Figure 1. Overview of the high-throughput gene knockout system in fungus.

(A) Features of a new binary yeast-Escherichia-Agrobacterium shuttle vector, pKO1B. (B) Building of gene-deletion cassettes in pKO1B by yeast recombinational cloning. The 5′ and 3′ flanking fragments of the targeted genes were separately amplified from genomic DNA with primers 5f/5r and 3f/3r. Primers 5r and 3f have 5′ tails homologous to the SUR cassette, whereas those for 5f and 3r are homologous to the vector. The two flanks were cotransformed into yeast along with the SUR cassette and gapped pKO1B. Homologous recombination created the circular knockout vector, and the final knockout vector was subsequently transformed into A. tumefaciens. (C) Deletion of the targeted gene. The gene-deletion cassette was transformed into the fungal cells via ATMT. Homologous recombination created three types of transformants: null mutants, ectopic insertion transformants, and null and ectopic insertion mutants. The GFP gene was discarded in the null mutants. Primers p1/p2 or p3/p4 were used to identify the unique recombinational DNA fragment, indicating a knockout event. (D) The transformants are screened for GFP fluorescence under a microscope. Putative null mutants do have not GFP fluorescence, but ectopic transformants do. (E) The transformants are screened by double PCR for the targeted gene using the β-tubulin gene as a positive control.
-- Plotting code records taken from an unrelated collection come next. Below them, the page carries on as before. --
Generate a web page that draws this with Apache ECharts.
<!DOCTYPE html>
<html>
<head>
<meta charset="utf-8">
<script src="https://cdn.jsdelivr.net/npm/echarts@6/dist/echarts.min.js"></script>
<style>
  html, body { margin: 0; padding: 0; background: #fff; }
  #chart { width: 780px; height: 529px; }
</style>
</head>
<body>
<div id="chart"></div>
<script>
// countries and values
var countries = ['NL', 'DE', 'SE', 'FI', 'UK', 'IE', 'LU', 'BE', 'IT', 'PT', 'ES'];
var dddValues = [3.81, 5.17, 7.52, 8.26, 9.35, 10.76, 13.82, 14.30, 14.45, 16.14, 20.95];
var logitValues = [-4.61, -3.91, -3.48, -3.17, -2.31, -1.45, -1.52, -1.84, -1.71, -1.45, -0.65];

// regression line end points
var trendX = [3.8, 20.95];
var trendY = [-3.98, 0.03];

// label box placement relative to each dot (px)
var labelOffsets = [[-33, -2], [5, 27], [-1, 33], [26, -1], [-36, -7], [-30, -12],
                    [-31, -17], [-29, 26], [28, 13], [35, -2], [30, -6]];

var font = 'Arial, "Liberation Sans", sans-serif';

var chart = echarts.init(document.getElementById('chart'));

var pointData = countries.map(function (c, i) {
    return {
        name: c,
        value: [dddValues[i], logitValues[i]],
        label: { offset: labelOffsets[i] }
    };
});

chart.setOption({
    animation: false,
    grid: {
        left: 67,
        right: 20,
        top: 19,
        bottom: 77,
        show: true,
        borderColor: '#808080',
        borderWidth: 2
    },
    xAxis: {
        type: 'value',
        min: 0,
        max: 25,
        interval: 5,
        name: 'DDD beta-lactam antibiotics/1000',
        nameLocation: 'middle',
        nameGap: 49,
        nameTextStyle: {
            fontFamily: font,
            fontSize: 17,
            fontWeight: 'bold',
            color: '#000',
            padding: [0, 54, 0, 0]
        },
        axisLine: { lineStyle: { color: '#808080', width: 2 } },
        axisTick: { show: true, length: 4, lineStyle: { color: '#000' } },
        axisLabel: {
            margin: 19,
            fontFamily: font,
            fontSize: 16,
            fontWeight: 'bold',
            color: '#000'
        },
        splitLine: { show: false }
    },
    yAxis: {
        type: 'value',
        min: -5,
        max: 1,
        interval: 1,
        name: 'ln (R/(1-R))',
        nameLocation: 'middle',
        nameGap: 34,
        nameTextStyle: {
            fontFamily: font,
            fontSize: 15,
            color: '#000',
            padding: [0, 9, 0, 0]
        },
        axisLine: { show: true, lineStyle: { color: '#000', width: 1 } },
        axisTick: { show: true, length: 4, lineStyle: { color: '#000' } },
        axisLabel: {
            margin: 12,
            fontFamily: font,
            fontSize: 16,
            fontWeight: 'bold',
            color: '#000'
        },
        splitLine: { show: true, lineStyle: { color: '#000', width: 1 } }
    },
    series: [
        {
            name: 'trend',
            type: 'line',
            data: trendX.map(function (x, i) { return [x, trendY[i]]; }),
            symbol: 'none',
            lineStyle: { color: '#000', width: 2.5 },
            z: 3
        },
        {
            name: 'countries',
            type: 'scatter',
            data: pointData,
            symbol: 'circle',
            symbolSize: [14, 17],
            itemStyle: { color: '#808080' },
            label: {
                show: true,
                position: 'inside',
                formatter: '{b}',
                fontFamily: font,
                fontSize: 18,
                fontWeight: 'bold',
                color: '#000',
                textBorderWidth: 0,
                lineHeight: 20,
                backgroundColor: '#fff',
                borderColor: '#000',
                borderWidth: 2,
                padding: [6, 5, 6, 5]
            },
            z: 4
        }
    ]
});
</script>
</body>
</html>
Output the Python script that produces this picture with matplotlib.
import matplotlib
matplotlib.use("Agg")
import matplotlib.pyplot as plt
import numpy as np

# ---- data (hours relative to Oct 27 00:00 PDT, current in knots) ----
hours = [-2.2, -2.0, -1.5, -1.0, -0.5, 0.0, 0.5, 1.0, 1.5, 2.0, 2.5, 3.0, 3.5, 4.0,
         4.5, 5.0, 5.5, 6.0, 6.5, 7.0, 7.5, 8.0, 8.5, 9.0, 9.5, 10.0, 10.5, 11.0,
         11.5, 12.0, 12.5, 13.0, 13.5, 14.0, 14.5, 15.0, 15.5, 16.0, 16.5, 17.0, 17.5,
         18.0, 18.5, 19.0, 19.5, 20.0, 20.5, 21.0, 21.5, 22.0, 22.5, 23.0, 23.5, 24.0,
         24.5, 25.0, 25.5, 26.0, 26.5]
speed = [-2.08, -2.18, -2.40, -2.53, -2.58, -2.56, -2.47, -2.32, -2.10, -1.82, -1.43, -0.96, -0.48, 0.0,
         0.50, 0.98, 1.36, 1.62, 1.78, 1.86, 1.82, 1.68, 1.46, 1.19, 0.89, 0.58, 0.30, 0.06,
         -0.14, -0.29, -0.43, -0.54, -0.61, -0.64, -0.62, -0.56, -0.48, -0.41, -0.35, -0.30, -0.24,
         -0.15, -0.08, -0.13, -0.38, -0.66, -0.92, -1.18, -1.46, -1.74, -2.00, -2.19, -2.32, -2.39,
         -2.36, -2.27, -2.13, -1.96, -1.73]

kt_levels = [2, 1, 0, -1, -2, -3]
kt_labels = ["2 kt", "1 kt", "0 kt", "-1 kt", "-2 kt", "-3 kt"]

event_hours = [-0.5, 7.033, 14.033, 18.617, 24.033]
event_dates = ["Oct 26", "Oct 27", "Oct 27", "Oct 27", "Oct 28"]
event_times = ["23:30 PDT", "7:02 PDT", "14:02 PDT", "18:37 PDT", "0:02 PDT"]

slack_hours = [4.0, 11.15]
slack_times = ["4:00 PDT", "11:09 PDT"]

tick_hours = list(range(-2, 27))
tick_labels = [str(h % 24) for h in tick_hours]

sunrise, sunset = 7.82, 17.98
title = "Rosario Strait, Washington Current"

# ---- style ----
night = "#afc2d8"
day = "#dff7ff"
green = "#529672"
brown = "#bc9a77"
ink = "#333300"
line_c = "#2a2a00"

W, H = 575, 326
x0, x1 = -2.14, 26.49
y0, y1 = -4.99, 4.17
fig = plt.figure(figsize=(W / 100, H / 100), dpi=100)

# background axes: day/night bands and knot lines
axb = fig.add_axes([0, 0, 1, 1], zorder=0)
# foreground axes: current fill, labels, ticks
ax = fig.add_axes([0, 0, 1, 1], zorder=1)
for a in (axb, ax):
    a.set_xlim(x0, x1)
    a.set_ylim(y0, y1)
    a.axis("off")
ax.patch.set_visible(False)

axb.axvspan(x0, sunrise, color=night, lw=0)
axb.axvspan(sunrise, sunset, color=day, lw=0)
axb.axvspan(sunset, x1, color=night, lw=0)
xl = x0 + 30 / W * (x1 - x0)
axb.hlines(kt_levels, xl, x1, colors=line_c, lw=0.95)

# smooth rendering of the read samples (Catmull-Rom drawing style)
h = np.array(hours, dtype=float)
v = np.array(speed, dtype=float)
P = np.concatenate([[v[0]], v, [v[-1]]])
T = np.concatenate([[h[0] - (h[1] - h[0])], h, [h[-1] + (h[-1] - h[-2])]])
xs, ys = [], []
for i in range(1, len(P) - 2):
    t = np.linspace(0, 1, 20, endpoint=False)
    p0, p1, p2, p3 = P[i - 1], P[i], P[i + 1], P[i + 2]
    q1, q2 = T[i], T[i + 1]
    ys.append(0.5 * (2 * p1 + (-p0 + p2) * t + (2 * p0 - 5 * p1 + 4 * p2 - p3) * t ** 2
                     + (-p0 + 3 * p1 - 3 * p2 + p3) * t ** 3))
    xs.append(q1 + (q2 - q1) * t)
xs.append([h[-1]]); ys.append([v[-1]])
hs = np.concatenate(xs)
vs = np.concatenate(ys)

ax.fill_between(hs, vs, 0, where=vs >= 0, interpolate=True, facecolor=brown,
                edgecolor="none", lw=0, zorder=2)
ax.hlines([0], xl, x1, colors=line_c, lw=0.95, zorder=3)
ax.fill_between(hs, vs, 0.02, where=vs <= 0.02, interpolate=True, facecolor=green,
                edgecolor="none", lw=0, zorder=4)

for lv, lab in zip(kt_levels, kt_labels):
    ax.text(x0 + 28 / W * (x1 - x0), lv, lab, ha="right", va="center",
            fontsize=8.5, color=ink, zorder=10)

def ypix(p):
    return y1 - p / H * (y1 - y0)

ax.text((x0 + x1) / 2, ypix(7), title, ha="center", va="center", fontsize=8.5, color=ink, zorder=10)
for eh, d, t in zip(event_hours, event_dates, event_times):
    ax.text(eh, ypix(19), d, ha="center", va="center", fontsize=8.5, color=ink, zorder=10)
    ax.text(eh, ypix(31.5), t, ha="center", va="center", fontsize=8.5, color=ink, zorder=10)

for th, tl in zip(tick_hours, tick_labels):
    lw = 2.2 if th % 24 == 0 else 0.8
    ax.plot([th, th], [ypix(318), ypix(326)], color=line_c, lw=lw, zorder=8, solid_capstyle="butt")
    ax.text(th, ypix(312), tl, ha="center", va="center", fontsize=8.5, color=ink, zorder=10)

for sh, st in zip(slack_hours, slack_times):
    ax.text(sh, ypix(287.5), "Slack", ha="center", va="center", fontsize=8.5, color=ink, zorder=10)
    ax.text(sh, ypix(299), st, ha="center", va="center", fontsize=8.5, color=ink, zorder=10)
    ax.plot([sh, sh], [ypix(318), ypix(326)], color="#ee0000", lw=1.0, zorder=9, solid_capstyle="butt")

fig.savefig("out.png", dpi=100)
The wild-type strain or ectopic transformants produced a characteristic band, indicating the targeted gene, while the null mutants did not. (F) The transformants are screened by PCR for a unique recombinational DNA fragment marked as a knockout event. The null mutants have a 1.2–2.0 kb band on an electrophoretic gel, while the wild-type strain and the ectopic transformants do not.